This is the first in a series of interviews with users of Prometheus, allowing them to share their experiences of evaluating and using Prometheus. Our first interview is with Daniel from Life360.
I’m Daniel Ben Yosef, a.k.a, dby, and I’m an Infrastructure Engineer for Life360, and before that, I’ve held systems engineering roles for the past 9 years.
Life360 creates technology that helps families stay connected, we’re the Family Network app for families. We’re quite busy handling these families - at peak we serve 700k requests per minute for 70 million registered families.
We manage around 20 services in production, mostly handling location requests from mobile clients (Android, iOS, and Windows Phone), spanning over 150+ instances at peak. Redundancy and high-availability are our goals and we strive to maintain 100% uptime whenever possible because families trust us to be available.
We hold user data in both our MySQL multi-master cluster and in our 12-node Cassandra ring which holds around 4TB of data at any given time. We have services written in Go, Python, PHP, as well as plans to introduce Java to our stack. We use Consul for service discovery, and of course our Prometheus setup is integrated with it.
Our monitoring setup, before we switched to Prometheus, included many components such as:
- Copperegg (now Idera)
- Graphite + Statsd + Grafana
- AWS Cloudwatch
We primarily use MySQL, NSQ and HAProxy and we found that all of the monitoring solutions mentioned above were very partial, and required a lot of customization to actually get all working together.

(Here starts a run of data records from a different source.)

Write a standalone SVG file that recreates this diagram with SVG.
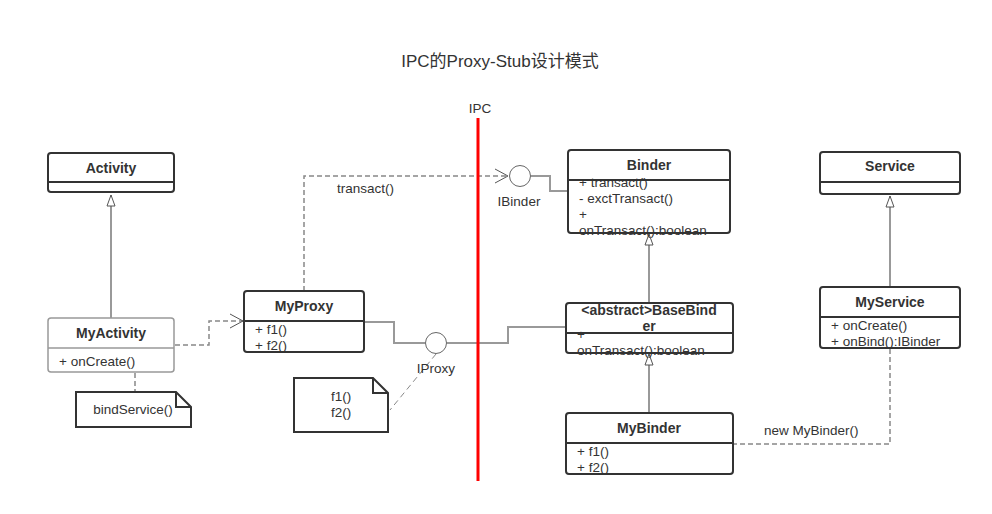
<svg xmlns="http://www.w3.org/2000/svg" width="992" height="514" viewBox="0 0 992 514">
<style>
text{font-family:"Liberation Sans","Noto Sans CJK SC",sans-serif;font-size:13.5px;fill:#333}
.t{font-weight:bold;text-anchor:middle;font-size:14px}
.c{text-anchor:middle}
.box{fill:#fff;stroke:#333;stroke-width:2}
.gbox{fill:#fff;stroke:#999;stroke-width:1.5}
.div{stroke:#333;stroke-width:2}
.gdiv{stroke:#999;stroke-width:1.5}
.sol{fill:none;stroke:#999;stroke-width:2}
.dash{fill:none;stroke:#888;stroke-width:1.5;stroke-dasharray:5 3}
.inh{fill:none;stroke:#999;stroke-width:2}
.note{fill:#fff;stroke:#333;stroke-width:2}
</style>
<defs>
<marker id="tri" markerWidth="14" markerHeight="12" refX="12" refY="5" orient="auto" markerUnits="userSpaceOnUse">
<path d="M12,5 L1,1 L1,9 Z" fill="#fff" stroke="#555" stroke-width="1"/>
</marker>
<marker id="open" markerWidth="16" markerHeight="16" refX="14" refY="8" orient="auto" markerUnits="userSpaceOnUse">
<path d="M1,1 L14,8 L1,15" fill="none" stroke="#555" stroke-width="1"/>
</marker>
</defs>
<text x="500" y="67" class="c" style="font-size:17px">IPC的Proxy-Stub设计模式</text>
<text x="480" y="113" class="c">IPC</text>
<g id="connectors">
<path class="inh" d="M111,318 V195" marker-end="url(#tri)"/>
<path class="inh" d="M649,413 V354" marker-end="url(#tri)"/>
<path class="inh" d="M649,303 V234" marker-end="url(#tri)"/>
<path class="inh" d="M890,287 V196" marker-end="url(#tri)"/>
<path class="dash" d="M175,345 H209 V321 H243" marker-end="url(#open)"/>
<path class="dash" d="M135,373 V392"/>
<path class="dash" d="M304,291 V176 H508" marker-end="url(#open)"/>
<text x="337" y="193">transact()</text>
<path class="sol" d="M364,322 H394 V343 H425"/>
<path class="sol" d="M447,343 H508 V327 H566"/>
<path class="sol" d="M531,176 H550 V191 H568"/>
<path class="dash" style="stroke-dasharray:6 4;stroke-width:1" d="M436,354 L390,410"/>
<path class="dash" d="M890,349 V444 H734"/>
<text x="764" y="435">new MyBinder()</text>
</g>
<g id="IProxy">
<circle cx="436" cy="343" r="10.5" fill="#fff" stroke="#666" stroke-width="1"/>
<text x="436" y="373" class="c">IProxy</text>
</g>
<g id="IBinder">
<circle cx="520" cy="176" r="10.5" fill="#fff" stroke="#666" stroke-width="1"/>
<text x="519" y="206" class="c">IBinder</text>
</g>
<line x1="478" y1="118" x2="478" y2="481" stroke="#f00" stroke-width="3"/>
<g id="Activity">
<rect class="box" x="48" y="153" width="126" height="39" rx="3"/>
<line class="div" x1="48" y1="182" x2="174" y2="182"/>
<text x="111" y="173" class="t">Activity</text>
</g>
<g id="MyActivity">
<rect class="gbox" x="48" y="318" width="126" height="54" rx="3"/>
<line class="gdiv" x1="48" y1="348" x2="174" y2="348"/>
<text x="111" y="338" class="t">MyActivity</text>
<text x="59" y="366">+ onCreate()</text>
</g>
<g id="note1">
<path class="note" d="M76,392 H176 L191,407 V427 H76 Z M176,392 V407 H191"/>
<text x="133" y="414" class="c">bindService()</text>
</g>
<g id="MyProxy">
<rect class="box" x="244" y="291" width="120" height="61" rx="3"/>
<line class="div" x1="244" y1="321" x2="364" y2="321"/>
<text x="304" y="311" class="t">MyProxy</text>
<text x="255" y="334">+ f1()</text>
<text x="255" y="350">+ f2()</text>
</g>
<g id="note2">
<path class="note" d="M294,378 H373 L388,393 V432 H294 Z M373,378 V393 H388"/>
<text x="341" y="401" class="c">f1()</text>
<text x="341" y="417" class="c">f2()</text>
</g>
<g id="Binder">
<rect class="box" x="568" y="150" width="162" height="83" rx="3"/>
<line class="div" x1="568" y1="180" x2="730" y2="180"/>
<text x="649" y="170" class="t">Binder</text>
<text x="579" y="187">+ transact()</text>
<text x="579" y="203">- exctTransact()</text>
<text x="579" y="219">+</text>
<text x="579" y="235">onTransact():boolean</text>
</g>
<g id="BaseBinder">
<rect class="box" x="566" y="303" width="167" height="50" rx="3"/>
<line class="div" x1="566" y1="333" x2="733" y2="333"/>
<text x="649" y="315" class="t">&lt;abstract&gt;BaseBind</text>
<text x="649" y="331" class="t">er</text>
<text x="577" y="339">+</text>
<text x="577" y="355">onTransact():boolean</text>
</g>
<g id="MyBinder">
<rect class="box" x="566" y="413" width="167" height="61" rx="3"/>
<line class="div" x1="566" y1="443" x2="733" y2="443"/>
<text x="649" y="433" class="t">MyBinder</text>
<text x="577" y="456">+ f1()</text>
<text x="577" y="472">+ f2()</text>
</g>
<g id="Service">
<rect class="box" x="820" y="152" width="140" height="42" rx="3"/>
<line class="div" x1="820" y1="182" x2="960" y2="182"/>
<text x="890" y="171" class="t">Service</text>
</g>
<g id="MyService">
<rect class="box" x="820" y="287" width="140" height="61" rx="3"/>
<line class="div" x1="820" y1="317" x2="960" y2="317"/>
<text x="890" y="307" class="t">MyService</text>
<text x="831" y="330">+ onCreate()</text>
<text x="831" y="346">+ onBind():IBinder</text>
</g>
</svg>
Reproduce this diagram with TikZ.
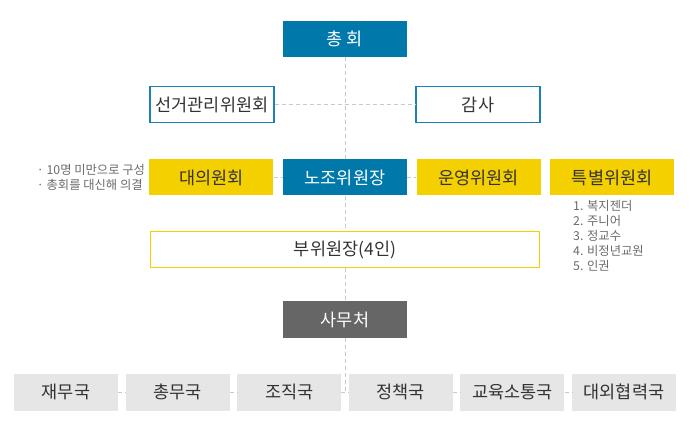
\documentclass[tikz,border=0pt]{standalone}
\usepackage{fontspec}
\setmainfont{Noto Sans CJK KR}
\usetikzlibrary{positioning, math}

\definecolor{unionBlue}{HTML}{0078AA}
\definecolor{lineBlue}{HTML}{1A80B6}
\definecolor{unionYellow}{HTML}{F5D000}
\definecolor{deptGray}{HTML}{E6E6E6}
\definecolor{officeGray}{HTML}{666666}
\definecolor{dashGray}{HTML}{C8C8C8}
\definecolor{textDark}{HTML}{333333}
\definecolor{noteGray}{HTML}{6A6A6A}

\begin{document}
\begin{tikzpicture}[
		x=1pt, y=-1pt,
		every node/.style={inner sep=0pt},
		Link/.style={
			draw=dashGray,
			dash pattern=on 4pt off 3pt,
			line width=0.9pt
		}
	]
	\tikzmath{
		\nodeW   = 124;   %box width
		\nodeH   = 36;    %box height
		\deptW   = 104;   %department box width
		\colGap  = 9.2;   %gap in the committee row
		\deptGap = 7.2;   %gap in the department row
	}
	\tikzstyle{Node} = [
		minimum width=\nodeW pt,
		minimum height=\nodeH pt,
		text centered,
		text=textDark,
		font=\fontsize{17.5}{20}\selectfont
	]
	\tikzstyle{Blue} = [fill=unionBlue, text=white]
	\tikzstyle{BlueLine} = [fill=white, draw=lineBlue, line width=1.3pt]
	\tikzstyle{Yellow} = [fill=unionYellow]
	\tikzstyle{YellowLine} = [fill=white, draw=unionYellow, line width=1.3pt]
	\tikzstyle{Dept} = [Node, minimum width=\deptW pt, minimum height=36.5pt, fill=deptGray]
	\tikzstyle{Note} = [align=left, text=noteGray, font=\fontsize{12.3}{15.2}\selectfont]

	\useasboundingbox (0,0) rectangle (690,435);

	% main column
	\node (gm) [Node, Blue] at (345,39) {총 회};
	\node (elect) [Node, BlueLine] at (212,104.5) {선거관리위원회};
	\node (audit) [Node, BlueLine] at (478,104.5) {감사};
	\node (chair) [Node, Blue] at (345,177.5) {노조위원장};
	\node (rep) [Node, Yellow, left=\colGap pt of chair] {대의원회};
	\node (oper) [Node, Yellow, right=\colGap pt of chair] {운영위원회};
	\node (spec) [Node, Yellow, right=\colGap pt of oper] {특별위원회};
	\node (vice) [Node, YellowLine, minimum width=389pt] at (345,249.5) {부위원장(4인)};
	\node (office) [Node, fill=officeGray, text=white] at (345,319.5) {사무처};

	% departments
	\node (d1) [Dept] at (66,392.3) {재무국};
	\node (d2) [Dept, right=\deptGap pt of d1] {총무국};
	\node (d3) [Dept, right=\deptGap pt of d2] {조직국};
	\node (d4) [Dept, right=\deptGap pt of d3] {정책국};
	\node (d5) [Dept, right=\deptGap pt of d4] {교육소통국};
	\node (d6) [Dept, right=\deptGap pt of d5] {대외협력국};
	\coordinate (hub) at (office |- d1);

	% notes
	\node (repNote) [Note, left=4pt of rep] {· 10명 미만으로 구성\\· 총회를 대신해 의결};
	\node (specList) [Note, below right=4pt and 23pt of spec.south west] {1. 복지젠더\\2. 주니어\\3. 정교수\\4. 비정년교원\\5. 인권};

	% dashed connectors
	\draw [Link] (gm) -- (chair);
	\draw [Link] (chair) -- (vice);
	\draw [Link] (vice) -- (office);
	\draw [Link] (office) -- (hub);
	\draw [Link] (elect) -- (audit);
	\draw [Link] (rep) -- (chair);
	\draw [Link] (chair) -- (oper);
	\foreach \a/\b in {d1/d2, d2/d3, d3/d4, d4/d5, d5/d6}
		\draw [Link] (\a) -- (\b);
\end{tikzpicture}
\end{document}
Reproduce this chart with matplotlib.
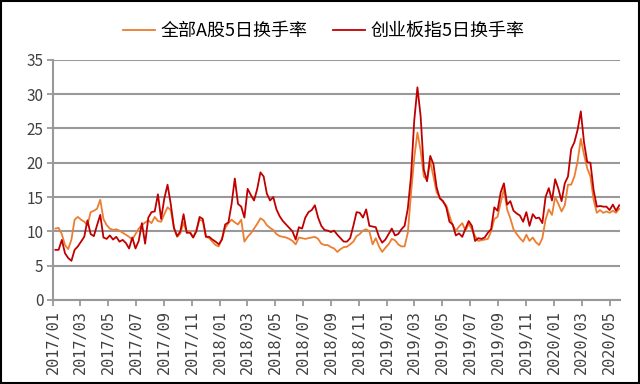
import matplotlib
matplotlib.use('Agg')
import matplotlib.pyplot as plt
import matplotlib.dates as mdates
import pandas as pd

plt.rcParams['font.family'] = ['Noto Sans CJK SC', 'DejaVu Sans']

# 5日换手率（周度读数），起点 2017-01-06
all_a = [10.4, 10.5, 9.6, 8.0, 7.4, 8.8, 11.7, 12.1, 11.7, 11.4,
         10.9, 12.8, 13.0, 13.3, 14.6, 11.8, 10.9, 10.4, 10.2, 10.3,
         10.1, 9.8, 9.5, 9.2, 8.8, 9.6, 10.4, 10.9, 11.3, 11.6,
         11.2, 12.1, 11.5, 11.4, 12.5, 13.5, 13.1, 10.5, 9.2, 9.7,
         11.3, 9.8, 10.0, 9.1, 10.2, 11.7, 11.5, 9.2, 9.0, 8.5,
         8.0, 7.8, 9.0, 10.5, 11.2, 11.7, 11.3, 11.0, 11.7, 8.5,
         9.2, 9.7, 10.4, 11.1, 11.9, 11.6, 10.9, 10.5, 10.2, 9.6,
         9.3, 9.2, 9.1, 8.9, 8.6, 8.1, 9.1, 9.0, 8.9, 9.0,
         9.1, 9.2, 8.9, 8.2, 8.0, 8.0, 7.7, 7.5, 7.0, 7.4,
         7.7, 7.75, 8.1, 8.5, 9.3, 9.6, 10.1, 10.3, 10.0, 8.1,
         9.0, 7.8, 7.0, 7.6, 8.1, 8.9, 8.7, 8.1, 7.8, 7.8,
         9.8, 15.5, 20.7, 24.4, 21.8, 18.0, 17.5, 20.2, 18.0, 15.7,
         14.9, 14.3, 13.8, 12.3, 10.9, 10.1, 10.7, 11.2, 10.1, 11.1,
         10.3, 9.3, 8.6, 8.7, 8.8, 8.9, 10.0, 11.8, 12.1, 14.2,
         16.2, 13.2, 11.9, 10.3, 9.6, 9.0, 8.5, 9.5, 8.6, 9.1,
         8.4, 8.0, 9.0, 11.7, 13.2, 12.4, 15.0, 14.0, 12.9, 13.8,
         16.8, 16.8, 18.0, 20.2, 23.5, 21.2, 19.2, 18.0, 14.6, 12.7,
         13.1, 12.7, 12.9, 12.7, 13.0, 12.7, 13.3]

chinext = [7.3, 7.3, 8.75, 6.8, 6.1, 5.7, 7.3, 7.8, 8.5, 9.2,
           11.6, 9.6, 9.3, 10.9, 12.4, 9.1, 8.9, 9.4, 8.8, 9.2,
           8.5, 8.75, 8.3, 7.5, 9.1, 7.5, 8.6, 11.2, 8.2, 12.0,
           12.8, 12.9, 15.4, 11.8, 14.8, 16.8, 14.0, 10.5, 9.3, 10.0,
           12.5, 9.8, 9.8, 9.1, 10.0, 12.1, 11.8, 9.2, 9.2, 8.8,
           8.5, 8.1, 8.8, 11.0, 11.3, 14.0, 17.7, 14.0, 13.6, 12.0,
           16.2, 15.3, 14.5, 16.2, 18.6, 18.0, 15.5, 14.5, 15.0, 13.2,
           12.2, 11.5, 11.0, 10.5, 10.0, 8.8, 10.6, 10.4, 12.0, 12.8,
           13.1, 13.8, 12.0, 10.8, 10.2, 10.1, 9.9, 10.1, 9.5, 9.0,
           8.5, 8.5, 9.0, 10.8, 12.8, 12.7, 12.0, 13.2, 10.8, 10.7,
           10.6, 9.2, 8.35, 8.8, 9.6, 10.4, 9.4, 9.6, 10.3, 10.8,
           13.3, 18.0, 26.1, 31.0, 26.8, 19.0, 17.3, 21.0, 19.8, 16.4,
           14.8, 14.4, 13.5, 11.4, 11.0, 9.4, 9.7, 9.2, 10.4, 11.5,
           10.8, 8.6, 9.0, 8.9, 9.1, 9.8, 10.3, 13.5, 13.0, 15.7,
           17.0, 13.9, 14.4, 13.0, 12.6, 12.3, 11.4, 12.8, 10.8, 12.5,
           11.9, 12.0, 11.2, 15.0, 16.3, 14.5, 17.6, 16.2, 14.4, 17.0,
           18.0, 22.0, 23.0, 24.8, 27.5, 23.0, 20.1, 20.0, 16.0, 13.6,
           13.7, 13.6, 13.6, 13.1, 13.9, 13.0, 13.8]

dates = pd.date_range('2017-01-06', periods=len(all_a), freq='W-FRI')

tick_dates = pd.date_range('2017-01-01', '2020-05-01', freq='2MS')
tick_labels = [d.strftime('%Y/%m') for d in tick_dates]

fig = plt.figure(figsize=(6.4, 3.84), dpi=100)
ax = fig.add_axes([0.083, 0.219, 0.886, 0.625])

ax.plot(dates, all_a, color='#ed7d31', lw=1.3, label='全部A股5日换手率')
ax.plot(dates, chinext, color='#c00000', lw=1.3, label='创业板指5日换手率')

ax.set_ylim(0, 35)
ax.set_yticks(range(0, 36, 5))
ax.set_xlim(pd.Timestamp('2017-01-01'), pd.Timestamp('2020-05-24'))
ax.set_xticks(tick_dates)
ax.set_xticklabels(tick_labels, rotation=90, family='DejaVu Sans Mono',
                   fontsize=11, color='#404040')
ax.tick_params(axis='y', labelsize=11, labelcolor='#404040', length=4,
               color='#999999', width=1.3, pad=3)
ax.tick_params(axis='x', length=4, color='#999999', width=1.3, pad=3)

ax.grid(axis='y', color='#999999', lw=1.5)
ax.set_axisbelow(True)
for s in ['top', 'right']:
    ax.spines[s].set_visible(False)
for s in ['left', 'bottom']:
    ax.spines[s].set_color('#999999')
    ax.spines[s].set_linewidth(1.5)

fig.legend(loc='upper center', bbox_to_anchor=(0.506, 0.985), ncol=2,
           frameon=False, fontsize=13, handlelength=1.8,
           handletextpad=0.3, columnspacing=1.4)

# 外框
fig.patches.append(plt.Rectangle((0.002, 0.003), 0.996, 0.994,
                                 transform=fig.transFigure, fill=False,
                                 edgecolor='black', lw=1.5))

fig.savefig('out.png', dpi=100)
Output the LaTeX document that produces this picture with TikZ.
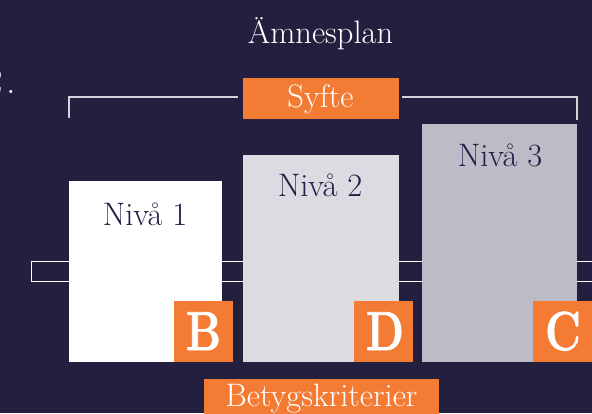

We had a few reasons for switching to Prometheus, one of which is that we simply needed better monitoring.
Prometheus has been known to us for a while, and we have been tracking it and reading about the active development, and at a point (a few months back) we decided to start evaluating it for production use.
The PoC results were incredible. The monitoring coverage of MySQL was amazing, and we also loved the JMX monitoring for Cassandra, which had been sorely lacking in the past.
We started with a relatively small box (4GB of memory) as an initial point. It was effective for a small number of services, but not for our full monitoring needs.
We also initially deployed with Docker, but slowly transitioned to its own box on an r3.2xl instance (60GB ram), and that holds all of our service monitoring needs with 30 days of in-memory data.
We slowly started introducing all of our hosts with the Node Exporter and built Grafana graphs, up to the point where we had total service coverage.
We were also currently looking at InfluxDB for long term storage, but due to recent developments, this may no longer be a viable option.
We then added exporters for MySQL, Node, Cloudwatch, HAProxy, JMX, NSQ (with a bit of our own code), Redis and Blackbox (with our own contribution to add authentication headers).
The visibility and instrumentation gain was the first thing we saw. Right before switching, we started experiencing Graphite’s scalability issues, and having an in-place replacement for Graphite so stakeholders can continue to use Grafana as a monitoring tool was extremely valuable to us. Nowadays, we are focusing on taking all that data and use it to detect anomalies, which will eventually become alerts in the Alert Manager.
We currently have one of our projects instrumented directly with a Prometheus client, a Python-based service. As we build out new services, Prometheus is becoming our go-to for instrumentation, and will help us gain extremely meaningful alerts and stats about our infrastructure.
We look forward to growing with the project and keep contributing.
Thank you Daniel! The source for Life360's dashboards is shared on Github.